By Pádraig Hoare
Almost half of first-time buyers have loans of up to 34 years, according to Central Bank figures — “insanely long” terms costing such homeowners tens of thousands of euro more in interest, a consumer expert has said.
The Central Bank’s report on household lending in 2018 revealed almost 50% of new first-time-buyer loans in the first half of the year had a loan term of between 30 to 34 years.
For second-subsequent-buyers, 50% of loans had terms under 25 years, the watchdog said.
The average loan size for new first-time-buyer lending in Dublin was €273,953 compared to €185,987 outside the capital, while average incomes were €85,334 and €66,728 respectively, according to the report.
Daragh Cassidy of consumer website Bonkers.ie said with house prices getting higher, often the only way for first-time buyers to bring their monthly mortgage payments under control was to push out the term.
“Obviously, this can help in the short-term with budgeting but means a first-time buyer will end up paying tens of thousands of euro more in interest over the lifetime of the loan.
"The longer the term of the loan, the more interest you pay.
“Also when underwriting a mortgage application, a bank will want to ensure that an applicant’s monthly repayment isn’t more than around 35% — with 40% the absolute max — of their net disposable income.
"Quite often, one of the only ways to achieve this, other than getting rid of any loans and credit card debt, is to push out the term of the loan.
“A 30/35-year term does seem insanely long but it’s very much a product of a broken housing market and rapid rise in house prices,” Mr Cassidy said.
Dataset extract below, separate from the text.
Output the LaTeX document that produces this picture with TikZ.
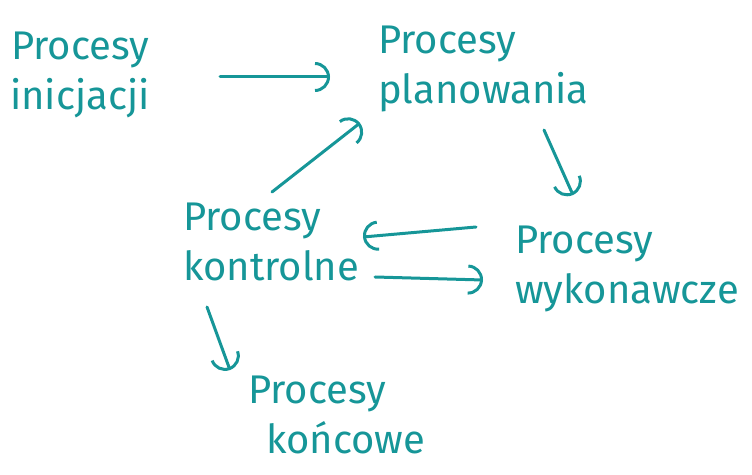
\documentclass[tikz,border=0pt]{standalone}
\usepackage{fontspec}
\setmainfont{Fira Sans}
\usetikzlibrary{arrows.meta}
\definecolor{ink}{RGB}{22,150,152}

\begin{document}
\begin{tikzpicture}[x=1pt,y=1pt,
        proc/.style={anchor=north west, inner sep=0pt, align=left, text=ink,
            font=\fontsize{40}{50}\selectfont},
        flow/.style={draw=ink, line width=3pt, line cap=round,
            -{Arc Barb[scale=2]}}]
        \useasboundingbox (0,0) rectangle (752,474);

        \node[proc, align=center] (ini) at (10,442) {Procesy\\inicjacji};
        \node[proc] (plan) at (378,448) {Procesy\\planowania};
        \node[proc] (kontr) at (183,271) {Procesy\\kontrolne};
        \node[proc] (wyk) at (515,248) {Procesy\\wykonawcze};
        \node[proc] (konc) at (248,98) {Procesy\\\hspace{18pt}końcowe};

        \draw[flow] ([shift={(210,-45)}]ini.north west) -- ([shift={(-48,-51)}]plan.north west);
        \draw[flow] ([shift={(89,11)}]kontr.north west) -- ([shift={(-18,-97)}]plan.north west);
        \draw[flow] ([shift={(166,-104)}]plan.north west) -- ([shift={(58,31)}]wyk.north west);
        \draw[flow] ([shift={(-39,-1)}]wyk.north west) -- ([shift={(180,-34)}]kontr.north west);
        \draw[flow] ([shift={(192,-74)}]kontr.north west) -- ([shift={(-32,-54)}]wyk.north west);
        \draw[flow] ([shift={(24,-104)}]kontr.north west) -- ([shift={(-18,6)}]konc.north west);

    \end{tikzpicture}
\end{document}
Mortgage expert and financial advisor Michael Dowling said it was no surprise that half of first-time buyers were on loans up to 34 years.
“I would suggest the main reason is affordability in relation to monthly repayments. Borrowers can make adjustments at any stage to the monthly repayments to reduce the term and with other expenses like childcare, most first time buyers want to keep the mortgage repayments as low as possible in the early years,” he said.
He said it was worth noting that banks only let first-time buyers have a 35-year term, and it was not available to second subsequent buyers.
The percentage of cash transactions for homes stood at 29.5%, down from just over 44% in 2015, according to the Central Bank report.
Cash transactions by investment firms make up around a third of such deals, according to industry bodies.